# Exercise
Retype, please, the listing from its opening line through the line that contains "plt.rcParams['font.family'] = ['Noto", both included, without the pictures.
═════ Recorded data ═════
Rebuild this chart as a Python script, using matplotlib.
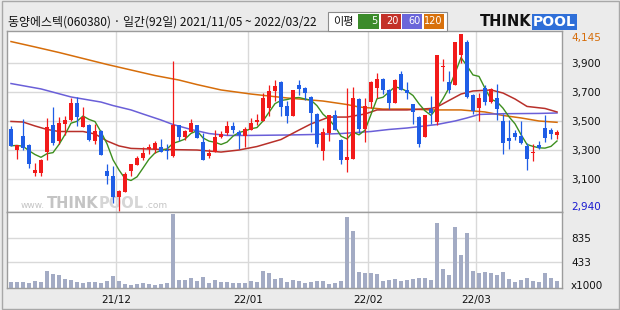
import matplotlib
matplotlib.use('Agg')
import matplotlib.pyplot as plt
import numpy as np
import pandas as pd
from matplotlib.patches import Rectangle

plt.rcParams['font.family'] = ['Noto Sans CJK KR', 'DejaVu Sans']

# ---------------- data ----------------
title = "동양에스텍(060380) · 일간(92일) 2021/11/05 ~ 2022/03/22"
month_pos = [17.5, 39.5, 59.5, 77.5]
month_labels = ["21/12", "22/01", "22/02", "22/03"]
price_ticks = [3100, 3300, 3500, 3700, 3900]
vol_ticks = [433, 835]
max_label = "4,145"
min_label = "2,940"

opens = [3445, 3300, 3400, 3335, 3140, 3145, 3285, 3475, 3360, 3480,
         3510, 3625, 3460, 3475, 3365, 3430, 3155, 3125, 2980, 3015,
         3160, 3200, 3245, 3310, 3305, 3320, 3300, 3260, 3470, 3390,
         3425, 3470, 3355, 3260, 3285, 3390, 3420, 3465, 3425, 3395,
         3440, 3495, 3500, 3590, 3705, 3770, 3605, 3535, 3745, 3725,
         3665, 3550, 3295, 3420, 3540, 3370, 3230, 3240, 3650, 3445,
         3630, 3725, 3790, 3715, 3625, 3820, 3715, 3615, 3530, 3390,
         3580, 3495, 3870, 3770, 3750, 3950, 4040, 3680, 3590, 3725,
         3630, 3655, 3500, 3385, 3420, 3395, 3330, 3280, 3335, 3450,
         3435, 3405]
highs = [3465, 3335, 3515, 3340, 3210, 3240, 3520, 3595, 3530, 3535,
         3660, 3665, 3595, 3480, 3480, 3435, 3205, 3190, 3025, 3150,
         3205, 3260, 3325, 3340, 3360, 3375, 3340, 3915, 3475, 3440,
         3515, 3475, 3415, 3310, 3435, 3430, 3500, 3495, 3435, 3460,
         3520, 3545, 3690, 3745, 3780, 3775, 3640, 3715, 3780, 3730,
         3670, 3555, 3450, 3540, 3575, 3375, 3725, 3735, 3660, 3660,
         3775, 3830, 3795, 3720, 3790, 3845, 3770, 3620, 3535, 3540,
         3670, 3950, 3925, 3840, 4040, 4100, 4055, 3685, 3690, 3750,
         3725, 3755, 3550, 3505, 3435, 3500, 3350, 3340, 3360, 3540,
         3450, 3435]
lows = [3330, 3240, 3300, 3180, 3120, 3125, 3235, 3335, 3340, 3405,
        3500, 3465, 3460, 3365, 3345, 3270, 3065, 2940, 2880, 3015,
        3120, 3200, 3230, 3275, 3280, 3285, 3240, 3255, 3360, 3370,
        3425, 3385, 3230, 3245, 3285, 3385, 3405, 3420, 3305, 3325,
        3440, 3470, 3500, 3535, 3640, 3535, 3485, 3535, 3680, 3645,
        3425, 3325, 3235, 3365, 3440, 3205, 3150, 3240, 3415, 3355,
        3590, 3660, 3685, 3580, 3625, 3710, 3650, 3480, 3325, 3390,
        3480, 3470, 3775, 3690, 3745, 3895, 3660, 3550, 3500, 3610,
        3625, 3510, 3275, 3310, 3370, 3340, 3165, 3225, 3305, 3355,
        3375, 3375]
closes = [3330, 3335, 3315, 3205, 3165, 3235, 3460, 3350, 3485, 3505,
          3625, 3525, 3530, 3370, 3430, 3270, 3120, 2980, 3020, 3135,
          3205, 3245, 3280, 3325, 3350, 3290, 3295, 3475, 3390, 3430,
          3485, 3385, 3230, 3280, 3390, 3410, 3465, 3435, 3405, 3445,
          3485, 3505, 3660, 3705, 3740, 3595, 3535, 3715, 3720, 3690,
          3555, 3345, 3425, 3540, 3440, 3230, 3250, 3660, 3445, 3600,
          3770, 3790, 3710, 3625, 3780, 3710, 3695, 3565, 3340, 3540,
          3555, 3950, 3880, 3710, 4040, 4095, 3665, 3570, 3660, 3630,
          3720, 3580, 3350, 3365, 3390, 3350, 3240, 3285, 3315, 3380,
          3410, 3425]
volumes = [111, 111, 111, 95, 122, 116, 291, 242, 225, 155,
           144, 111, 90, 106, 106, 100, 133, 209, 127, 78,
           67, 83, 95, 83, 67, 83, 95, 1222, 144, 139,
           176, 133, 193, 95, 144, 111, 106, 95, 95, 95,
           122, 116, 291, 258, 165, 176, 116, 144, 133, 100,
           111, 127, 127, 83, 100, 133, 1173, 944, 275, 263,
           263, 242, 133, 144, 160, 133, 144, 160, 176, 176,
           144, 1075, 324, 225, 1010, 552, 912, 291, 263, 275,
           258, 225, 275, 160, 111, 144, 176, 133, 111, 258,
           176, 133]

ma20_idx = [0, 2, 4, 6, 8, 12, 14, 16, 18, 20, 25, 31, 35, 38, 41, 45, 48,
            50, 53, 56, 59, 61, 66, 70, 71, 73, 75, 77, 80, 82, 84, 86, 89, 91]
ma20_val = [3497, 3493, 3466, 3442, 3428, 3428, 3411, 3363, 3329, 3312,
            3305, 3301, 3287, 3301, 3325, 3373, 3438, 3480, 3527, 3527,
            3548, 3576, 3576, 3586, 3596, 3641, 3685, 3706, 3713, 3692,
            3651, 3600, 3586, 3562]
ma60_idx = [0, 5, 10, 15, 17, 20, 22, 25, 27, 30, 33, 36, 40, 46, 50, 55,
            60, 63, 66, 71, 74, 76, 78, 82, 88, 91]
ma60_val = [3757, 3720, 3665, 3630, 3606, 3576, 3548, 3507, 3476, 3442,
            3414, 3401, 3401, 3404, 3407, 3414, 3428, 3442, 3452, 3476,
            3500, 3521, 3545, 3550, 3552, 3555]
ma120_idx = [0, 4, 8, 12, 16, 20, 24, 28, 31, 35, 40, 46, 52, 56, 58, 62,
             66, 70, 75, 79, 82, 85, 88, 91]
ma120_val = [4045, 4008, 3970, 3929, 3888, 3850, 3812, 3781, 3750, 3713,
             3685, 3658, 3637, 3613, 3596, 3582, 3582, 3576, 3576, 3562,
             3538, 3521, 3500, 3491]

# ---------------- style ----------------
RED = '#f21a1a'
BLUE = '#1f5de6'
C_MA5 = '#3d8f1f'
C_MA20 = '#b8302a'
C_MA60 = '#6a5fd8'
C_MA120 = '#d66d0a'
VOLC = '#a3abc4'
GRID = '#d9d9d9'
SPINE = '#9c9c9c'
BG = '#ebebeb'

W, H = 620, 310
fig = plt.figure(figsize=(W / 100, H / 100), dpi=100)
fig.patch.set_facecolor(BG)

L, R = 7, 562
T, M, B = 30.7, 212.3, 287.7
axp = fig.add_axes([L / W, 1 - M / H, (R - L) / W, (M - T) / H])
axv = fig.add_axes([L / W, 1 - B / H, (R - L) / W, (B - M) / H])

n = len(closes)
x = np.arange(n)
o = np.array(opens, float)
c = np.array(closes, float)
h = np.array(highs, float)
l = np.array(lows, float)
cols = np.where(c >= o, RED, BLUE)

# moving averages
ma5 = pd.Series(c).rolling(5, min_periods=1).mean().values
axp.plot(ma120_idx, ma120_val, color=C_MA120, lw=1.1, zorder=2)
axp.plot(ma60_idx, ma60_val, color=C_MA60, lw=1.1, zorder=2)
axp.plot(ma20_idx, ma20_val, color=C_MA20, lw=1.1, zorder=2)
axp.plot(x, ma5, color=C_MA5, lw=1.0, zorder=2)

# candles
axp.vlines(x, l, h, colors=cols, lw=0.9, zorder=3)
axp.bar(x, np.maximum(np.abs(c - o), 6), bottom=np.minimum(o, c), width=0.8,
        color=cols, lw=0, zorder=4)

# volume
axv.bar(x, volumes, width=0.8, color=VOLC, lw=0, zorder=2)

for ax in (axp, axv):
    ax.set_facecolor('white')
    ax.set_xlim(-0.667, 91.833)
    ax.set_xticks(month_pos)
    ax.grid(True, color=GRID, lw=1.0, zorder=0)
    ax.set_axisbelow(True)
    for s in ax.spines.values():
        s.set_color(SPINE)
        s.set_linewidth(1.0)
    ax.yaxis.tick_right()
    ax.tick_params(axis='both', length=0, labelsize=7.5, colors='#111111')
    ax.tick_params(axis='y', pad=6.5)

axp.set_ylim(2873.7, 4119.5)
axp.set_yticks(price_ticks)
axp.set_yticklabels([f"{v:,}" for v in price_ticks], family='DejaVu Sans')
axp.tick_params(axis='x', labelbottom=False)

axv.set_ylim(18, 1250)
axv.set_yticks(vol_ticks)
axv.set_yticklabels([str(v) for v in vol_ticks], family='DejaVu Sans')
axv.set_xticklabels(month_labels, family='DejaVu Sans')
axv.tick_params(axis='x', pad=5)

# max / min labels and unit
fig.text(571 / W, 1 - 38 / H, max_label, color=C_MA120, fontsize=7.5,
         family='DejaVu Sans', va='center', ha='left')
fig.text(571 / W, 1 - 207 / H, min_label, color='#1a1ad0', fontsize=7.5,
         family='DejaVu Sans', va='center', ha='left')
fig.text(571 / W, 1 - 286 / H, "x1000", color='#111111', fontsize=7.5,
         family='DejaVu Sans', va='center', ha='left')

# watermark (behind candles)
wm = dict(transform=fig.transFigure, zorder=1, va='center', ha='left',
          family='DejaVu Sans')
axp.text(21 / W, 1 - 205 / H, "www.", color='#c4c4c4', fontsize=6.5, **wm)
axp.text(46.5 / W, 1 - 203 / H, "THINK", color='#c4c4c4', fontsize=10.5,
         weight='bold', **wm)
axp.text(99 / W, 1 - 203 / H, "POOL", color='#d6d6d6', fontsize=10.5,
         weight='bold', **wm)
axp.text(145 / W, 1 - 205 / H, ".com", color='#c4c4c4', fontsize=6.5, **wm)

# header title
fig.text(8 / W, 1 - 22 / H, title, fontsize=8.6, color='#111111',
         va='center', ha='left')

# legend box
def prect(x0, y0, x1, y1, **kw):
    return Rectangle((x0 / W, 1 - y1 / H), (x1 - x0) / W, (y1 - y0) / H,
                     transform=fig.transFigure, **kw)

fig.patches.append(prect(328, 12, 447, 31, facecolor='white',
                         edgecolor='#8c8c8c', lw=0.8))
fig.text(333.5 / W, 1 - 21.5 / H, "이평", fontsize=8, color='#111111',
         va='center', ha='left')
legend_items = [("5", 358, 379, '#3b8b2b'), ("20", 380.5, 400.5, '#c33129'),
                ("60", 402, 422, '#6b66d9'), ("120", 424, 444, '#d8710c')]
for lab, x0, x1, col in legend_items:
    fig.patches.append(prect(x0, 14.5, x1, 28.5, facecolor=col,
                             edgecolor='none'))
    fig.text((x1 - 1.5) / W, 1 - 21.5 / H, lab, fontsize=7, color='white',
             va='center', ha='right', family='DejaVu Sans')

# logo
fig.text(480 / W, 1 - 22 / H, "THINK", fontsize=10.5, weight='heavy',
         color='#111111', va='center', ha='left', family='DejaVu Sans')
fig.text(533 / W, 1 - 22 / H, "POOL", fontsize=10, weight='bold',
         color='white', va='center', ha='left', family='DejaVu Sans',
         bbox=dict(facecolor='#2f6fd8', edgecolor='none', pad=1.0))

# outer border
fig.patches.append(prect(1.5, 0.5, 618.5, 308.5, facecolor='none',
                         edgecolor='#a8a8a8', lw=1.0))

fig.savefig('out.png', dpi=100, facecolor=BG)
═════
# Answer to this exercise
Rebuild this chart as a Python script, using matplotlib.
import matplotlib
matplotlib.use('Agg')
import matplotlib.pyplot as plt
import numpy as np
import pandas as pd
from matplotlib.patches import Rectangle

plt.rcParams['font.family'] = ['Noto Sans CJK KR', 'DejaVu Sans']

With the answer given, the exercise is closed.